Here are some ways to get help if you’re not ready to pursue debt relief or you require immediate assistance to meet your basic needs:

Temporary Assistance Programs

  • Family Assistance: Offering help to low-income families with a child living in the home, family assistance provides cash assistance for up to 60 months.
  • Safety Net Assistance: This program provides cash assistance for single individuals, couples without children, children not living with a parent, or families disrupted by alcohol or drug abuse from another member of the household.
  • Emergency Benefits: Emergency assistance helps residents resolve an immediate need, such as fleeing domestic abuse or homelessness.

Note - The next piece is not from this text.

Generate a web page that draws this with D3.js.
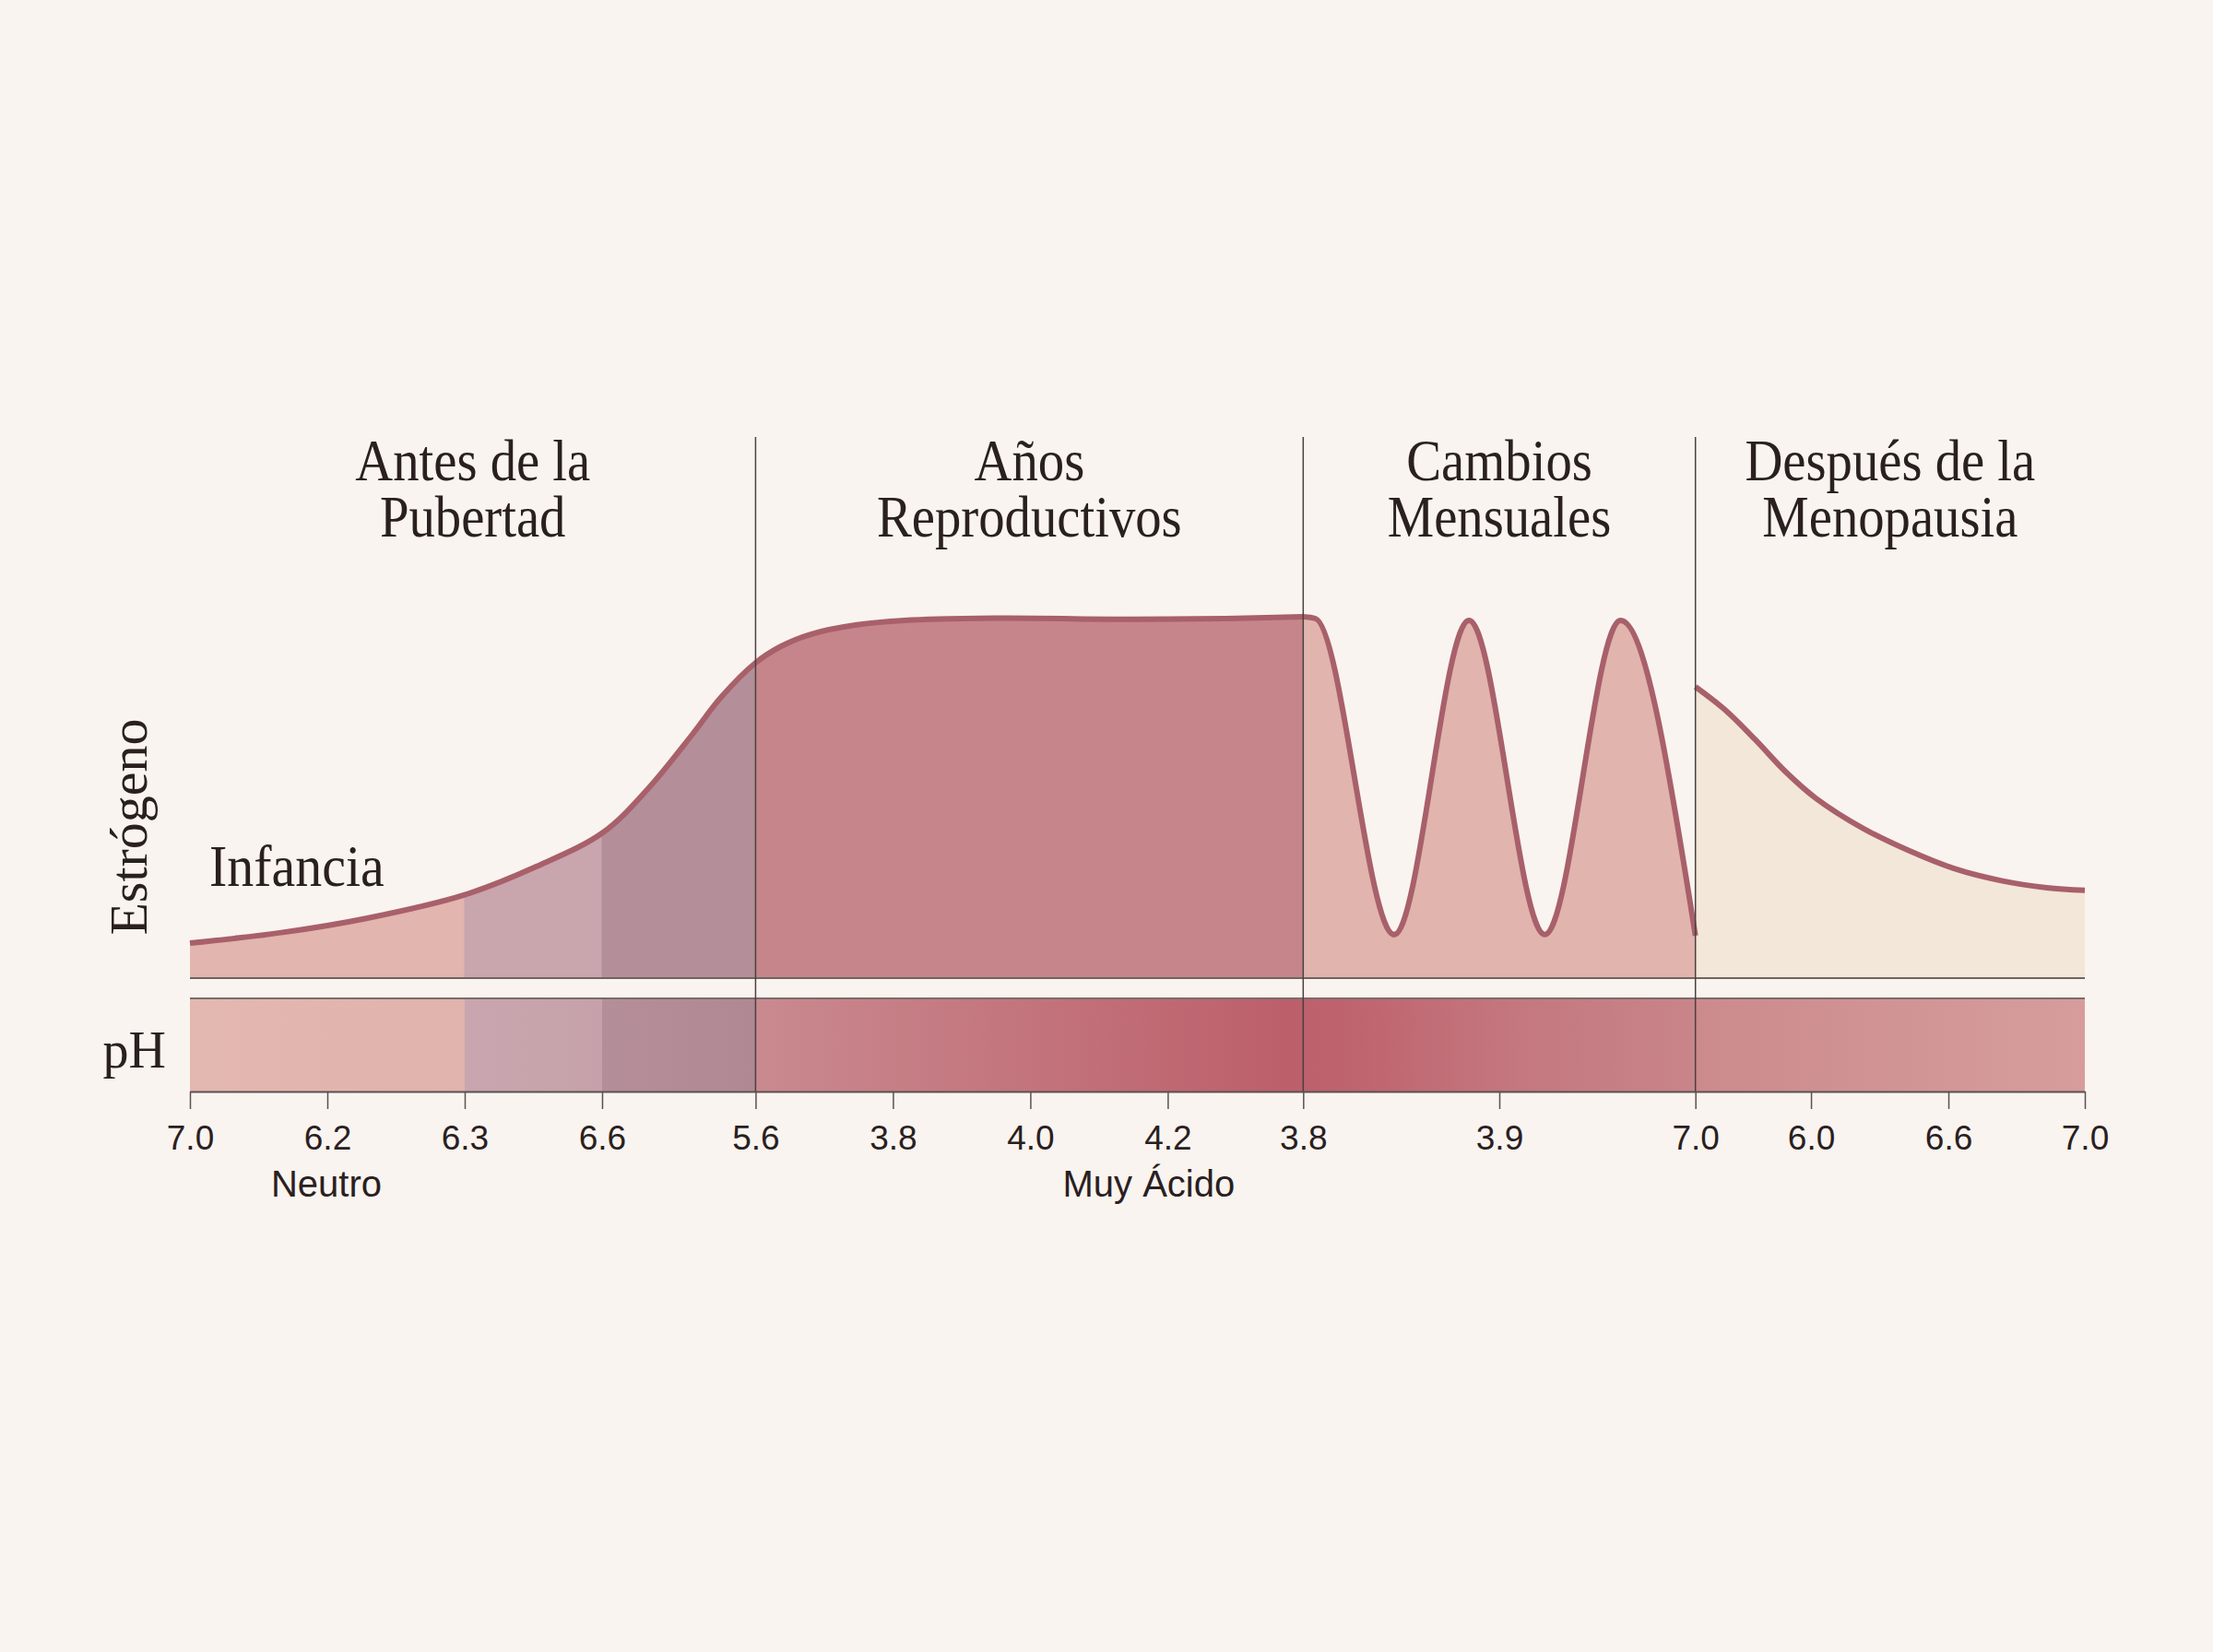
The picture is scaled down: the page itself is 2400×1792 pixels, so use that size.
<!doctype html>
<html>
<head>
<meta charset="utf-8">
<title>Estrógeno y pH</title>
<script src="https://cdn.jsdelivr.net/npm/d3@7"></script>
<style>
  html, body { margin: 0; padding: 0; background: #f9f4ef; }
  svg { display: block; }
</style>
</head>
<body>
<svg width="2400" height="1792"></svg>
<script>
// ---- data (x = position along the life line, 0..100; level = relative estrogen 0..100)
var stageTitles = [
  ["Antes de la", "Pubertad"],
  ["Años", "Reproductivos"],
  ["Cambios", "Mensuales"],
  ["Después de la", "Menopausia"]
];
var stageBounds = [0, 29.85, 58.75, 79.45, 100];
var fillBandEdges = [0, 14.5, 21.75, 29.85, 58.75, 79.45, 100];

var tickPos = [0, 7.25, 14.5, 21.75, 29.85, 37.1, 44.35, 51.6, 58.75, 69.1, 79.45, 85.55, 92.8, 100];
var tickLabels = ["7.0", "6.2", "6.3", "6.6", "5.6", "3.8", "4.0", "4.2", "3.8", "3.9", "7.0", "6.0", "6.6", "7.0"];
var phNotes = [{ x: 7.2, text: "Neutro" }, { x: 50.6, text: "Muy Ácido" }];

// childhood -> puberty -> reproductive plateau
var estrogenRise = [
  [0, 9.5], [4.9, 12.4], [9.3, 16.2], [14.5, 22.6], [18.3, 30.3], [21.8, 39.5],
  [24.2, 51.5], [26.5, 66], [28, 76], [29.85, 85.5], [31.2, 90], [32.8, 93.3],
  [35.2, 95.8], [37.7, 97], [42.5, 97.6], [49.8, 97.3], [54.7, 97.5], [58.75, 98]
];
// monthly cycles (peaks and troughs)
var estrogenCycles = [
  [58.75, 98], [59.4, 97.5], [63.55, 11.8], [67.5, 97], [71.5, 11.8],
  [75.5, 97], [79.45, 11.5]
];
// after menopause
var estrogenPost = [
  [79.45, 79], [81, 72.8], [82.6, 64.7], [84.2, 56], [85.8, 48.8], [88.3, 40.6],
  [90.7, 34.6], [93.1, 29.7], [95.6, 26.4], [98, 24.5], [100, 23.8]
];

// pH band colour stops (x position, colour)
var phStops = [
  [0, "#e3b8b0"], [14.5, "#e0b3ac"], [14.5, "#c9a6af"], [21.75, "#c6a1aa"],
  [21.75, "#b48e99"], [29.85, "#b08893"], [29.85, "#c98a8f"], [40, "#c57a82"],
  [50, "#c06b75"], [58, "#bc5f6b"], [62, "#bf6570"], [70, "#c4777f"],
  [79.45, "#c8858a"], [79.45, "#cc8a8c"], [100, "#d69d9c"]
];

// ---- styles
var fillColors = ["#e2b5ae", "#c9a5ae", "#b48f9a", "#c6858a", "#e1b4ae", "#f3e7da"];
var lineColor = "#a8606a";
var inkColor = "#2a201f";
var serif = "'Liberation Serif', 'DejaVu Serif', serif";
var sans = "'Liberation Sans', Arial, sans-serif";

var svg = d3.select("svg");
svg.append("rect").attr("width", 2400).attr("height", 1792).attr("fill", "#f9f4ef");

var x = d3.scaleLinear().domain([0, 100]).range([206, 2261]);
var y = d3.scaleLinear().domain([0, 100]).range([1061, 661]);
var phTop = 1083, phBottom = 1184;

var defs = svg.append("defs");

function areaGen(curve) {
  return d3.area()
    .x(function(d) { return x(d[0]); })
    .y0(y(0))
    .y1(function(d) { return y(d[1]); })
    .curve(curve);
}
function lineGen(curve) {
  return d3.line()
    .x(function(d) { return x(d[0]); })
    .y(function(d) { return y(d[1]); })
    .curve(curve);
}
var smooth = d3.curveCatmullRom.alpha(0.5);
var series = [
  { data: estrogenRise, curve: smooth },
  { data: estrogenCycles, curve: d3.curveMonotoneX },
  { data: estrogenPost, curve: smooth }
];

// clip for the estrogen areas
var clip = defs.append("clipPath").attr("id", "estClip");
series.forEach(function(s) {
  clip.append("path").attr("d", areaGen(s.curve)(s.data));
});

var grad = defs.append("linearGradient")
  .attr("id", "phGrad")
  .attr("gradientUnits", "userSpaceOnUse")
  .attr("x1", x(0)).attr("x2", x(100))
  .attr("y1", 0).attr("y2", 0);
grad.selectAll("stop").data(phStops).enter().append("stop")
  .attr("offset", function(d) { return d[0] / 100; })
  .attr("stop-color", function(d) { return d[1]; });

// estrogen fill bands
svg.append("g").attr("clip-path", "url(#estClip)")
  .selectAll("rect")
  .data(d3.pairs(fillBandEdges))
  .enter().append("rect")
  .attr("x", function(d) { return x(d[0]) - 0.5; })
  .attr("width", function(d) { return x(d[1]) - x(d[0]) + 1; })
  .attr("y", 400)
  .attr("height", y(0) - 400)
  .attr("fill", function(d, i) { return fillColors[i]; });

// estrogen lines
series.forEach(function(s) {
  svg.append("path").attr("d", lineGen(s.curve)(s.data))
    .attr("fill", "none")
    .attr("stroke", lineColor)
    .attr("stroke-width", 6)
    .attr("stroke-linejoin", "round");
});

// baseline of estrogen panel
svg.append("line")
  .attr("x1", x(0)).attr("x2", x(100))
  .attr("y1", y(0)).attr("y2", y(0))
  .attr("stroke", "#6f6461").attr("stroke-width", 2);

// pH band
svg.append("rect")
  .attr("x", x(0)).attr("width", x(100) - x(0))
  .attr("y", phTop).attr("height", phBottom - phTop)
  .attr("fill", "url(#phGrad)");
svg.append("line")
  .attr("x1", x(0)).attr("x2", x(100))
  .attr("y1", phTop).attr("y2", phTop)
  .attr("stroke", "#7a6c68").attr("stroke-width", 2);

// stage dividers
svg.append("g").selectAll("line")
  .data(stageBounds.slice(1, -1))
  .enter().append("line")
  .attr("x1", function(d) { return x(d); })
  .attr("x2", function(d) { return x(d); })
  .attr("y1", 474).attr("y2", phBottom)
  .attr("stroke", "#4a4040").attr("stroke-width", 1.5);

// pH axis
var xAxis = d3.axisBottom(x)
  .tickValues(tickPos)
  .tickSize(19)
  .tickSizeOuter(0)
  .tickPadding(18)
  .tickFormat(function(d, i) { return tickLabels[i]; });

var axisG = svg.append("g")
  .attr("transform", "translate(0," + phBottom + ")")
  .call(xAxis);
axisG.select(".domain").attr("stroke", "#5b5150").attr("stroke-width", 2);
axisG.selectAll(".tick line").attr("stroke", "#5b5150").attr("stroke-width", 1.5);
axisG.selectAll(".tick text")
  .attr("fill", inkColor)
  .style("font-family", sans)
  .style("font-size", "37px");

svg.append("g").selectAll("text")
  .data(phNotes)
  .enter().append("text")
  .attr("x", function(d) { return x(d.x); })
  .attr("y", 1298)
  .attr("text-anchor", "middle")
  .attr("fill", inkColor)
  .style("font-family", sans)
  .style("font-size", "40px")
  .text(function(d) { return d.text; });

// stage titles
var titles = svg.append("g").selectAll("g")
  .data(stageTitles)
  .enter().append("g")
  .attr("transform", function(d, i) {
    var cx = (x(stageBounds[i]) + x(stageBounds[i + 1])) / 2;
    return "translate(" + cx + ",521) scale(0.9,1)";
  });
titles.selectAll("text")
  .data(function(d) { return d; })
  .enter().append("text")
  .attr("y", function(d, j) { return j * 61; })
  .attr("text-anchor", "middle")
  .attr("fill", inkColor)
  .style("font-family", serif)
  .style("font-size", "63px")
  .text(function(d) { return d; });

// panel labels
svg.append("text")
  .attr("transform", "translate(159,897) rotate(-90)")
  .attr("text-anchor", "middle")
  .attr("fill", inkColor)
  .style("font-family", serif)
  .style("font-size", "58px")
  .text("Estrógeno");

svg.append("text")
  .attr("transform", "translate(227,961) scale(0.92,1)")
  .attr("fill", inkColor)
  .style("font-family", serif)
  .style("font-size", "63px")
  .text("Infancia");

svg.append("text")
  .attr("x", 180).attr("y", 1158)
  .attr("text-anchor", "end")
  .attr("fill", inkColor)
  .style("font-family", serif)
  .style("font-size", "56px")
  .text("pH");
</script>
</body>
</html>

Housing Assistance Programs

  • Housing Choice Vouchers: The Department of Housing and Urban Development provides help with rent for qualifying participants based on annual gross income and family size.
  • HUD Homes: The HUD also offers special programs such as dollar houses to help low- and middle-income families afford single-family homes.
  • Homeless Shelters: New York State’s Office of Housing and Support Services provides assistance for homeless individuals seeking shelter or other services.

Free Transportation Programs

  • C.A.R.T: The Community Arranged Resident Transport Program transports seniors to social events, medical appointments, and other essential destinations.
  • Downtown Connection Bus: Those living in NYC can ride free along the route covering areas across lower Manhattan and Battery Park City.